Waldkraiburger Stadtgeschichte
Bilder, Dokumente, Postkarten – auf 50 Regal-Metern: Darum zieht das Haidaer Archiv um
Es sind Erinnerungen an die Heimat der Vertriebenen. Und damit ein Teil der Waldkraiburger Stadtgeschichte, die im Haidaer Archiv lagert. Trotzdem zieht das Archiv nun weg. Das sind die Gründe.

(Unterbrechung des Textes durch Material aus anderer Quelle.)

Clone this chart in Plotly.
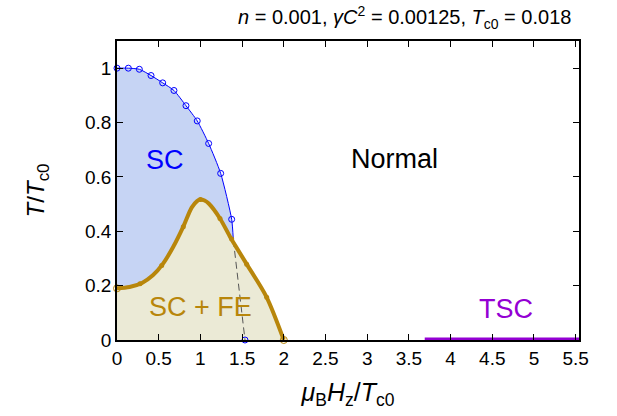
import plotly.graph_objects as go

# SC boundary (blue)
sc_x = [0.0, 0.136, 0.268, 0.408, 0.548, 0.683, 0.827, 0.962, 1.099, 1.243, 1.375]
sc_y = [1.0, 1.0, 0.996, 0.973, 0.946, 0.918, 0.862, 0.806, 0.723, 0.613, 0.444]
sc_end_x = [1.395]
sc_end_y = [0.368]
# dashed continuation
dash_x = [1.395, 1.535]
dash_y = [0.368, 0.0]
# SC + FE boundary (gold)
fe_x = [0.0, 0.15, 0.3, 0.43, 0.55, 0.675, 0.795, 0.895, 0.96, 1.0, 1.05, 1.1, 1.235, 1.355, 1.415, 1.555, 1.795, 2.0]
fe_y = [0.19, 0.195, 0.21, 0.238, 0.28, 0.343, 0.417, 0.487, 0.511, 0.517, 0.513, 0.502, 0.447, 0.380, 0.349, 0.279, 0.157, 0.0]
# small markers on the gold curve
fe_mx = [0.276, 0.536, 0.795, 1.0, 1.235, 1.375, 1.555, 1.795]
fe_my = [0.207, 0.274, 0.417, 0.517, 0.447, 0.372, 0.279, 0.157]
# TSC segment
tsc_x = [3.69, 5.54]
tsc_y = [0.0, 0.0]

xticks = [0, 0.5, 1, 1.5, 2, 2.5, 3, 3.5, 4, 4.5, 5, 5.5]
yticks = [0, 0.2, 0.4, 0.6, 0.8, 1]

BLUE = "#0000ff"
BLUE_FILL = "#c6d4f4"
GOLD = "#b8860b"
GOLD_FILL = "#ebead6"
PURPLE = "#9400d3"
FONT = "Liberation Sans, Arial, sans-serif"

fig = go.Figure()

# blue fill under SC curve (down the dashed line)
fig.add_trace(go.Scatter(x=sc_x + sc_end_x + [dash_x[1]], y=sc_y + sc_end_y + [dash_y[1]],
                         mode="lines", line=dict(width=0, shape="spline", smoothing=0.6),
                         fill="tozeroy", fillcolor=BLUE_FILL, hoverinfo="skip"))
# gold fill
fig.add_trace(go.Scatter(x=fe_x, y=fe_y, mode="lines",
                         line=dict(width=0, shape="spline", smoothing=0.8),
                         fill="tozeroy", fillcolor=GOLD_FILL, hoverinfo="skip"))
# dashed line
fig.add_trace(go.Scatter(x=dash_x, y=dash_y, mode="lines",
                         line=dict(color="#555555", width=1, dash="7px,4px")))
# blue curve
fig.add_trace(go.Scatter(x=sc_x + sc_end_x, y=sc_y + sc_end_y, mode="lines",
                         line=dict(color=BLUE, width=1, shape="spline", smoothing=0.6)))
fig.add_trace(go.Scatter(x=sc_x + [dash_x[1]], y=sc_y + [dash_y[1]], mode="markers",
                         cliponaxis=False,
                         marker=dict(symbol="circle-open", size=6, color=BLUE, line=dict(width=1))))
# gold curve
fig.add_trace(go.Scatter(x=fe_x, y=fe_y, mode="lines",
                         line=dict(color=GOLD, width=4, shape="spline", smoothing=0.8)))
fig.add_trace(go.Scatter(x=fe_mx, y=fe_my, mode="markers",
                         marker=dict(size=5, color=GOLD)))
fig.add_trace(go.Scatter(x=[fe_x[0], fe_x[-1]], y=[fe_y[0], fe_y[-1]], mode="markers",
                         cliponaxis=False,
                         marker=dict(symbol="circle-open", size=7, color=GOLD, line=dict(width=1))))
# TSC
fig.add_trace(go.Scatter(x=tsc_x, y=tsc_y, mode="lines",
                         line=dict(color=PURPLE, width=5), cliponaxis=False))

fig.add_annotation(x=0.575, y=0.662, text="SC", showarrow=False,
                   font=dict(family=FONT, size=27, color=BLUE))
fig.add_annotation(x=3.33, y=0.665, text="Normal", showarrow=False,
                   font=dict(family=FONT, size=27, color="black"))
fig.add_annotation(x=1.0, y=0.12, text="SC + FE", showarrow=False,
                   font=dict(family=FONT, size=27, color=GOLD))
fig.add_annotation(x=4.66, y=0.114, text="TSC", showarrow=False,
                   font=dict(family=FONT, size=27, color=PURPLE))
fig.add_annotation(xref="paper", yref="paper", x=1.0, y=1.0, xshift=-6, yshift=7,
                   xanchor="right", yanchor="bottom",
                   text="<i>n</i> = 0.001, <i>γC</i><sup>2</sup> = 0.00125, <i>T</i><sub>c0</sub> = 0.018",
                   showarrow=False, font=dict(family=FONT, size=20, color="black"))

fig.update_layout(
    width=617, height=416, margin=dict(l=117, r=38, t=41, b=76),
    paper_bgcolor="white", plot_bgcolor="white", showlegend=False,
    font=dict(family=FONT, size=19, color="black"),
)
fig.update_xaxes(range=[0, 5.54], tickvals=xticks, ticktext=[f"{t:g}" for t in xticks],
                 ticks="inside", ticklen=6, tickcolor="black", showline=True, linecolor="black",
                 linewidth=1.5, mirror="ticks", showgrid=False, zeroline=False,
                 title=dict(text="<i>μ</i><sub>B</sub><i>H</i><sub>z</sub>/<i>T</i><sub>c0</sub>",
                            font=dict(size=25), standoff=16))
fig.update_yaxes(range=[0, 1.1], tickvals=yticks, ticktext=[f"{t:g}" for t in yticks],
                 ticks="inside", ticklen=6, tickcolor="black", showline=True, linecolor="black",
                 linewidth=1.5, mirror="ticks", showgrid=False, zeroline=False,
                 title=dict(text="<i>T</i>/<i>T</i><sub>c0</sub>", font=dict(size=24), standoff=34))

fig.write_html("out.html")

Waldkraiburg – Rein ins Foyer, die Treppe runter, links durch die Ausstellungsräume und dann den Flur entlang: So versteckt liegt das Haidaer Archiv im Haus der Kultur eigentlich gar nicht. Trotzdem findet kaum noch jemand den Weg hierher. Hier, wo in zahlreichen Ordnern auf 50 Regalmetern Bilder, Dokumente, Briefe und Postkarten aus Haida, Böhmisch-Leipa und Dauba aufbewahrt werden.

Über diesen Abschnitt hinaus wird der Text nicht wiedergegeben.